Everywhere you look there is a camera, i-pad, camera phone poised and ready to snap each and every wardrobe decision. For those with the sole intent of looking at what the Fashion Week designers have to offer it can be slightly unnerving. For others, meanwhile, it provides the perfect excuse to dress-up to the max and provide live theatre to the venue and its surrounds.
All this instant snapping, pinning, uploading, commenting, Facebooking and Tweeting has left the doors open and wide to self-publicity and some are taking full advantage. Up and coming designers make sure their blogging friends are wearing their pieces while others turn up with a bunch of models dressed in their designs and hold impromptu shows right in front of queuing journalists and eager photographers. The coverage may be sketchy but it sure is a cost effective way of getting noticed.
Speaking of cost effective – the spiralling costs of putting on a show begs the question is a catwalk show the best way to present a collection? More designers are opting for alternatives such as film presentations, static shows, installations and small salon shows in hotel rooms.
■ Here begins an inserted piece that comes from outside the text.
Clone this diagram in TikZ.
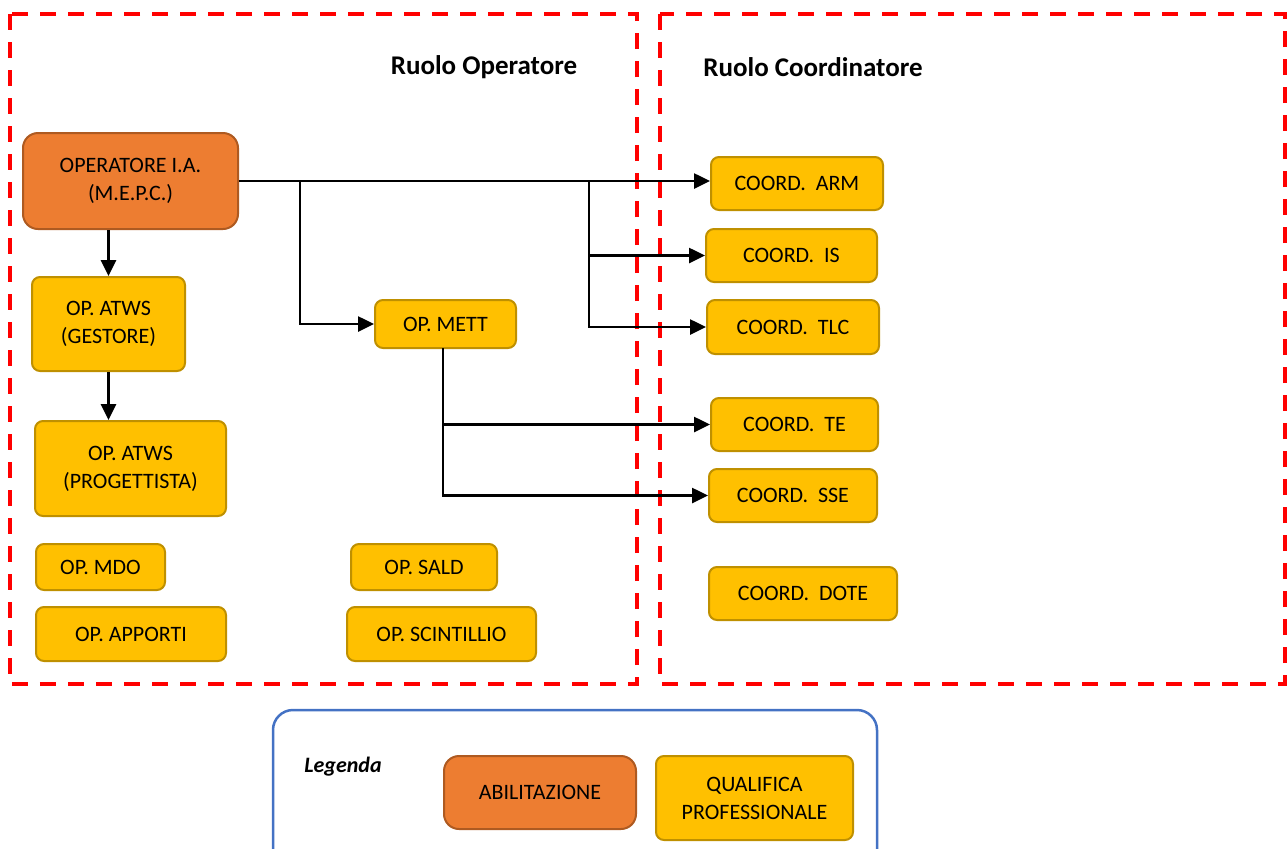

Long established for their prints design duo Eley Kishimoto incorporated their latest Spring/Summer 2013 designs into a retrospective of their patterns over the last twenty years. “The catwalk hasn’t always been the best format for us to show our pieces,” comments an Eley Kishimoto rep at the exhibition. “People benefit from seeing our designs and prints up close which tend to get a bit lost when shown on the catwalk,” she continues.
Indeed the presentation held in the gallery space of the Aram store in central London is the antithesis of ‘celebrity’ and ‘who’s who’ in the front row that can shadow many of the shows. Here the main point of discussion is the work on show; playful geometric prints on easy-to-wear fuss-free shapes, and that I must say, made for a refreshing change from the self-styled circus taking place outside the home of London Fashion Week.